Every question should serve a clear purpose. If you're not using the answer to calculate pricing, qualify the lead, or personalize your follow-up, remove the question. "How did you hear about us?" might be interesting for marketing analytics, but asking it during the quote process adds friction without providing customer value. Save those questions for after the sale.

Making Everything Required

The red asterisk of doom. Each required field increases abandonment risk. Be ruthless: if you can possibly make it optional or infer it later, do so. You can always ask for additional details during your sales follow-up conversation with qualified leads.

Using Technical Language

You might know what "substrate preparation" or "DNS configuration" means, but your customers probably don't. Translate industry jargon into plain language: "surface cleaning and prep work" or "domain setup." When technical terms are unavoidable, add brief explanations in parentheses or help text.

Creating Endless Forms

If your form takes more than 2-3 minutes to complete, you're asking too much. Audit ruthlessly: which questions are truly essential for an accurate quote? Which can you estimate conservatively and refine later? Long forms have exponentially higher abandonment rates than short ones.

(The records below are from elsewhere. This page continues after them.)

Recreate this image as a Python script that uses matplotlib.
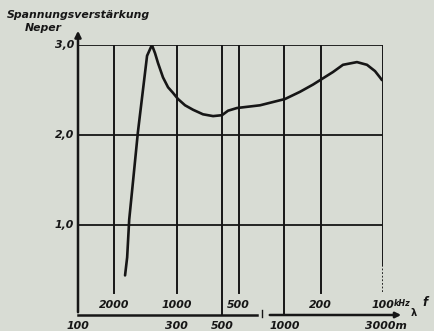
import matplotlib
matplotlib.use("Agg")
import matplotlib.pyplot as plt
import numpy as np

# Data
wavelength_m = [169, 173, 177, 185, 195, 216, 228, 236, 244, 258, 273, 288, 305, 330,
                361, 403, 451, 498, 533, 589, 761, 1006, 1189, 1374, 1536, 1718, 1920,
                2244, 2509, 2744, 2900, 2966]
gain_neper = [0.44, 0.64, 1.06, 1.50, 2.03, 2.88, 3.00, 2.91, 2.80, 2.64, 2.53, 2.47,
              2.40, 2.33, 2.28, 2.23, 2.21, 2.22, 2.27, 2.30, 2.33, 2.40, 2.48, 2.56,
              2.63, 2.70, 2.78, 2.81, 2.78, 2.71, 2.64, 2.61]
wavelength_ticks = [100, 300, 500, 1000, 3000]
wavelength_labels = ["100", "300", "500", "1000", "3000m"]
freq_ticks_khz = [2000, 1000, 500, 200, 100]
y_ticks = [1.0, 2.0, 3.0]
y_labels = ["1,0", "2,0", "3,0"]

bg = "#d8dcd4"
ink = "#161616"
fnt = dict(fontsize=7.8, fontweight="bold", fontstyle="italic", color=ink)

fig = plt.figure(figsize=(4.35, 3.31), dpi=100, facecolor=bg)
ax = fig.add_axes([78/435, 16/331, (383-78)/435, (315-45)/331])
ax.set_facecolor(bg)
ax.set_xscale("log")
ax.set_xlim(100, 3000)
ax.set_ylim(0, 3)
ax.axis("off")

def lx(px):
    """wavelength at a pixel offset px from the left axis"""
    return 100 * 10**(px / 206.5)

# horizontal grid
for yv in y_ticks:
    ax.plot([100, 3000], [yv, yv], color=ink, lw=1.3, solid_capstyle="butt")
# frequency grid lines (stop above labels)
ytop_lbl = (315 - 293) / 90
for f in freq_ticks_khz[:-1]:
    lam = 300000 / f
    ax.plot([lam, lam], [ytop_lbl, 3], color=ink, lw=1.4)
# wavelength grid lines 500 m and 1000 m
for lam in [500, 1000]:
    ax.plot([lam, lam], [0, 3], color=ink, lw=1.4)
# right border (100 kHz)
ax.plot([3000, 3000], [(315-265)/90, 3], color=ink, lw=1.4)
ax.plot([3000, 3000], [(315-292)/90, (315-265)/90], color=ink, lw=1.3, ls=(0, (1, 1)))

# y axis with arrow
ax.annotate("", xy=(100, 3 + 17/90), xytext=(100, 0),
            arrowprops=dict(arrowstyle="-|>", color=ink, lw=1.8, mutation_scale=9),
            annotation_clip=False)
# bottom axis, broken, with arrow
ax.plot([100, lx(257-78)], [0, 0], color=ink, lw=1.8, clip_on=False)
ax.plot([lx(262-78)] * 2, [-0.02, 0.06], color=ink, lw=1.0, clip_on=False)
ax.annotate("", xy=(lx(404-78), 0), xytext=(lx(267-78), 0),
            arrowprops=dict(arrowstyle="-|>", color=ink, lw=1.8, mutation_scale=8),
            annotation_clip=False)

# curve
ax.plot(wavelength_m, gain_neper, color=ink, lw=1.9, solid_capstyle="round",
        solid_joinstyle="round")

# labels
for yv, lab in zip(y_ticks, y_labels):
    ax.text(lx(-4), yv, lab, ha="right", va="center", **fnt)
for lam, lab in zip(wavelength_ticks, wavelength_labels):
    x = lam * 10**(3/206.5) if lab.endswith("m") else lam
    ax.text(x, -11/90, lab, ha="center", va="center", **fnt)
for f in freq_ticks_khz:
    lam = 300000 / f
    ax.text(lam, 10/90, str(f), ha="center", va="center", **fnt)
ax.text(3000 * 10**(11/206.5), 11/90, "kHz", ha="left", va="center", fontsize=5.8,
        fontweight="bold", fontstyle="italic", color=ink)
ax.text(3000 * 10**(39/206.5), 13/90, "f", ha="left", va="center", fontsize=8.5,
        fontweight="bold", fontstyle="italic", color=ink)
ax.text(3000 * 10**(31/206.5), 2/90, "λ", ha="center", va="center", fontsize=7,
        fontweight="bold", color=ink)

fig.text(7/435, 1 - 15/331, "Spannungsverstärkung", ha="left", va="center", **fnt)
fig.text(25/435, 1 - 28/331, "Neper", ha="left", va="center", **fnt)

fig.savefig("out.png", dpi=100, facecolor=bg)
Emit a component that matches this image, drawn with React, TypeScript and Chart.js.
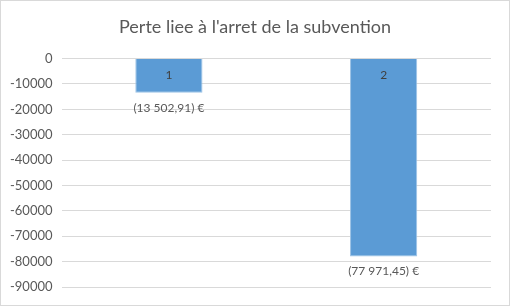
import React, { useEffect, useRef } from "react";
import { Chart, registerables } from "chart.js";

Chart.register(...registerables);

const categories = ["1", "2"];
const values = [-13502.91, -77971.45];
const yMin = -90000;
const yMax = 0;
const yStep = 10000;
const title = "Perte liee à l'arret de la subvention";

const FONT = "Lato, 'Open Sans', sans-serif";

function fmtEuro(v: number): string {
  const abs = Math.abs(v);
  const [ip, dp] = abs.toFixed(2).split(".");
  const grouped = ip.replace(/\B(?=(\d{3})+(?!\d))/g, " ");
  const s = grouped + "," + dp;
  return (v < 0 ? "(" + s + ")" : s) + " €";
}

const labelPlugin = {
  id: "barLabels",
  afterDatasetsDraw(chart: any) {
    const ctx = chart.ctx;
    const meta = chart.getDatasetMeta(0);
    ctx.save();
    ctx.textAlign = "center";
    ctx.textBaseline = "middle";
    meta.data.forEach((bar: any, i: number) => {
      const props = bar.getProps(["x", "y", "base"], true);
      const top = Math.min(props.y, props.base);
      const bottom = Math.max(props.y, props.base);
      ctx.fillStyle = "#404040";
      ctx.font = "12px " + FONT;
      ctx.fillText(categories[i], props.x, top + 16);
      ctx.fillStyle = "#595959";
      ctx.fillText(fmtEuro(values[i]), props.x, bottom + 15);
    });
    // centred title across the whole canvas
    const tb = chart.titleBlock;
    if (tb) {
      ctx.fillStyle = "#595959";
      ctx.font = "18px " + FONT;
      ctx.fillText(title, chart.width / 2, (tb.top + tb.bottom) / 2 - 3);
    }
    ctx.restore();
  },
};

export default function App() {
  const ref = useRef<HTMLCanvasElement | null>(null);
  useEffect(() => {
    document.body.style.margin = "0";
    if (!ref.current) return;
    const chart = new Chart(ref.current, {
      type: "bar",
      data: {
        labels: categories,
        datasets: [
          {
            data: values,
            backgroundColor: "#5B9BD5",
            borderColor: "#9DC3E6",
            borderWidth: 1,
            categoryPercentage: 1,
            barPercentage: 0.313,
          },
        ],
      },
      options: {
        responsive: false,
        animation: false,
        layout: { padding: { left: 0, right: 18, top: 0, bottom: 10 } },
        plugins: {
          legend: { display: false },
          tooltip: { enabled: false },
          title: {
            display: true,
            text: title,
            color: "rgba(0,0,0,0)",
            font: { family: FONT, size: 18, weight: "normal" },
            padding: { top: 18, bottom: 18 },
          },
        },
        scales: {
          x: {
            display: true,
            grid: { display: false },
            border: { display: false },
            ticks: { display: false },
          },
          y: {
            min: yMin,
            max: yMax,
            ticks: {
              stepSize: yStep,
              color: "#595959",
              font: { family: FONT, size: 13 },
              padding: 9,
              callback: (v: any) => String(v),
            },
            grid: { color: "#d9d9d9", lineWidth: 1, drawTicks: false },
            border: { display: false },
          },
        },
      },
      plugins: [labelPlugin],
    });
    return () => chart.destroy();
  }, []);
  return (
    <div style={{ width: 510, height: 306, boxSizing: "border-box", border: "1px solid #d9d9d9", background: "#fff" }}>
      <canvas ref={ref} width={508} height={304} style={{ display: "block" }} />
    </div>
  );
}
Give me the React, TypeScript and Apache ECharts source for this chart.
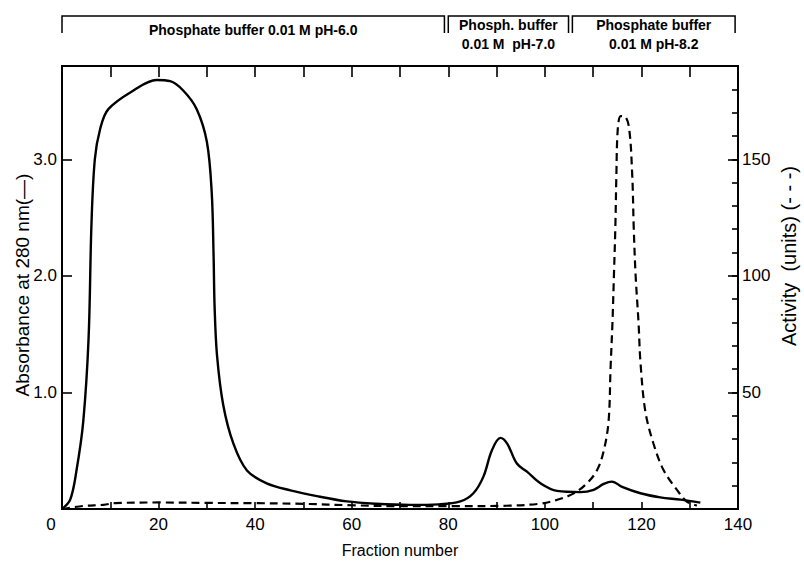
import React, { useEffect, useRef } from "react";
import * as echarts from "echarts";

// Absorbance at 280 nm (solid line): [fraction, absorbance]
const absorbance: [number, number][] = [
  [0, 0], [1.7, 0.08], [3, 0.33], [4.4, 0.75], [5.5, 1.46], [6.1, 2.44], [6.8, 3.0],
  [7.9, 3.26], [9.6, 3.43], [14.8, 3.59], [19.6, 3.68], [22.4, 3.67], [25.1, 3.59],
  [27.9, 3.43], [30, 3.15], [31, 2.72], [31.4, 2.16], [31.6, 1.74], [32.1, 1.32],
  [33.4, 0.89], [35.5, 0.56], [38.3, 0.33], [42.4, 0.22], [47.3, 0.16], [52.8, 0.11],
  [59, 0.065], [65, 0.045], [72, 0.035], [78, 0.04], [82.5, 0.065], [85.2, 0.135],
  [87.3, 0.28], [89, 0.5], [90.8, 0.61], [92.2, 0.56], [94.2, 0.39], [96.3, 0.32],
  [99.1, 0.22], [102.5, 0.155], [107.4, 0.145], [110.1, 0.165], [112.2, 0.215],
  [113.9, 0.235], [116, 0.19], [119.8, 0.135], [123.9, 0.1], [128.1, 0.08], [132.2, 0.055],
];

// Activity (dashed line): [fraction, units]
const activity: [number, number][] = [
  [0, 0], [4.4, 1.3], [8.6, 1.8], [11, 2.5], [20, 2.8], [30, 2.6], [40, 2.5], [50, 2.2],
  [60, 1.6], [70, 1.2], [80, 1.2], [92, 1.4], [99.1, 2.3], [102.5, 3.9], [106, 6.7],
  [108.7, 11], [110.8, 16.6], [112.2, 25], [113.2, 37.7], [113.6, 60], [114.0, 80],
  [114.3, 100], [114.6, 121], [114.8, 142], [115.1, 163], [115.7, 168.5], [116.4, 168.5],
  [117.4, 164], [118.1, 143], [118.4, 121], [118.8, 100], [119.4, 80], [119.8, 63],
  [120.8, 42], [122.5, 28], [124.6, 16.6], [127.4, 8.1], [129.4, 3.2], [131.5, 1.5],
];

// Buffer brackets along the top
const bufferStarts = [0, 80, 105.7];
const bufferEnds = [79.2, 104.9, 139.4];
const bufferLabels = [
  ["Phosphate buffer 0.01 M pH-6.0"],
  ["Phosph. buffer", "0.01 M  pH-7.0"],
  ["Phosphate buffer", "0.01 M pH-8.2"],
];

const xMin = 0;
const xMax = 140;
const yLeftMax = 3.8;
const yRightMax = 190;

const FONT = "Liberation Sans, Arial, sans-serif";

export default function App() {
  const ref = useRef<HTMLDivElement>(null);

  useEffect(() => {
    if (!ref.current) return;
    const chart = echarts.init(ref.current, undefined, { renderer: "svg" });
    const axisLine = { show: true, onZero: false, lineStyle: { color: "#000", width: 2 } };
    const tickStyle = { color: "#000", width: 1.6 };
    chart.setOption({
      animation: false,
      backgroundColor: "#fff",
      textStyle: { fontFamily: FONT },
      grid: {
        left: 62, right: 66, top: 66, bottom: 47,
        show: true, borderColor: "#000", borderWidth: 2, backgroundColor: "transparent",
      },
      xAxis: [
        {
          type: "value",
          min: xMin,
          max: xMax,
          interval: 10,
          position: "bottom",
          axisLine,
          axisTick: { inside: true, length: 7, lineStyle: tickStyle },
          splitLine: { show: false },
          axisLabel: {
            color: "#000",
            fontSize: 17,
            fontFamily: FONT,
            margin: 7,
            formatter: (v: number) => (v === 0 ? "{z|0}" : v % 20 === 0 ? String(v) : ""),
            rich: { z: { fontSize: 17, fontFamily: FONT, color: "#000", padding: [0, 22, 0, 0] } },
          },
          name: "Fraction number",
          nameLocation: "middle",
          nameGap: 33,
          nameTextStyle: { color: "#000", fontSize: 16, fontFamily: FONT },
        },
        {
          type: "value",
          min: xMin,
          max: xMax,
          interval: 10,
          position: "top",
          axisLine,
          axisTick: { inside: true, length: 11, lineStyle: tickStyle },
          axisLabel: { show: false },
          splitLine: { show: false },
        },
      ],
      yAxis: [
        {
          type: "value",
          min: 0,
          max: yLeftMax,
          interval: 1,
          position: "left",
          axisLine,
          axisTick: { inside: true, length: 10, lineStyle: tickStyle },
          splitLine: { show: false },
          axisLabel: {
            color: "#000",
            fontSize: 17,
            fontFamily: FONT,
            margin: 5,
            showMaxLabel: false,
            formatter: (v: number) => (v === 0 ? "" : v.toFixed(1)),
          },
        },
        {
          type: "value",
          min: 0,
          max: yRightMax,
          interval: 10,
          position: "right",
          axisLine,
          axisTick: { inside: true, length: 6, lineStyle: tickStyle },
          splitLine: { show: false },
          axisLabel: { show: false },
        },
        {
          type: "value",
          min: 0,
          max: yRightMax,
          interval: 50,
          position: "right",
          axisLine,
          axisTick: { inside: true, length: 10, lineStyle: tickStyle },
          splitLine: { show: false },
          axisLabel: {
            color: "#000",
            fontSize: 17,
            fontFamily: FONT,
            margin: 4,
            showMaxLabel: false,
            formatter: (v: number) => (v === 0 ? "" : String(v)),
          },
        },
      ],
      series: [
        {
          type: "line",
          name: "Absorbance",
          xAxisIndex: 0,
          yAxisIndex: 0,
          data: absorbance,
          smooth: 0.35,
          showSymbol: false,
          lineStyle: { color: "#000", width: 2.4, type: "solid" },
        },
        {
          type: "line",
          name: "Activity",
          xAxisIndex: 0,
          yAxisIndex: 1,
          data: activity,
          smooth: 0.35,
          showSymbol: false,
          lineStyle: { color: "#000", width: 2.2, type: [8, 5] },
        },
      ],
    });

    const px = (v: number) => chart.convertToPixel({ xAxisIndex: 0 }, v) as number;
    const graphics: any[] = [];
    const topY = 16;
    const endY = 33;
    bufferStarts.forEach((s, i) => {
      const x0 = px(s);
      const x1 = px(bufferEnds[i]);
      graphics.push({
        type: "polyline",
        shape: { points: [[x0, endY], [x0, topY], [x1, topY], [x1, endY]] },
        style: { stroke: "#000", lineWidth: 1.5, fill: "none" },
      });
      const lines = bufferLabels[i];
      const cx = (x0 + x1) / 2;
      lines.forEach((t, j) => {
        const y = lines.length === 1 ? 30 : 25 + j * 19;
        graphics.push({
          type: "text",
          x: cx,
          y,
          style: {
            text: t,
            fill: "#000",
            font: `bold 14px ${FONT}`,
            textAlign: "center",
            textVerticalAlign: "middle",
          },
        });
      });
    });
    graphics.push({
      type: "text",
      x: 22,
      y: 285,
      rotation: Math.PI / 2,
      style: {
        text: "Absorbance at 280 nm(—)",
        fill: "#000",
        font: `19px ${FONT}`,
        textAlign: "center",
        textVerticalAlign: "middle",
      },
    });
    graphics.push({
      type: "text",
      x: 789,
      y: 256,
      rotation: Math.PI / 2,
      style: {
        text: "Activity  (units) (- - -)",
        fill: "#000",
        font: `20px ${FONT}`,
        textAlign: "center",
        textVerticalAlign: "middle",
      },
    });
    chart.setOption({ graphic: graphics });

    return () => chart.dispose();
  }, []);

  return <div ref={ref} style={{ width: 804, height: 563, position: "absolute", left: 0, top: 0 }} />;
}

Testing and Iterating Your Questions

Your first draft of questions is rarely your best. Use preview mode to walk through the form yourself, then watch your Statistics page and Leads list for patterns over time:

Small wording changes can make a real difference. Preview your form after edits, ask a colleague to complete it, and compare results week over week rather than expecting overnight shifts.

Conclusion

Great questions are the foundation of high-converting pricing forms. They balance the business need for information with the customer desire for speed and simplicity. By following these best practices—one purpose per question, appropriate question types, logical flow, minimal friction, and continuous review—you will create forms that prospects actually enjoy completing.

Remember: every question is a hurdle. Make sure each one earns its place by directly contributing to an accurate quote or qualified lead. When in doubt, cut it out. Your conversion rates will thank you.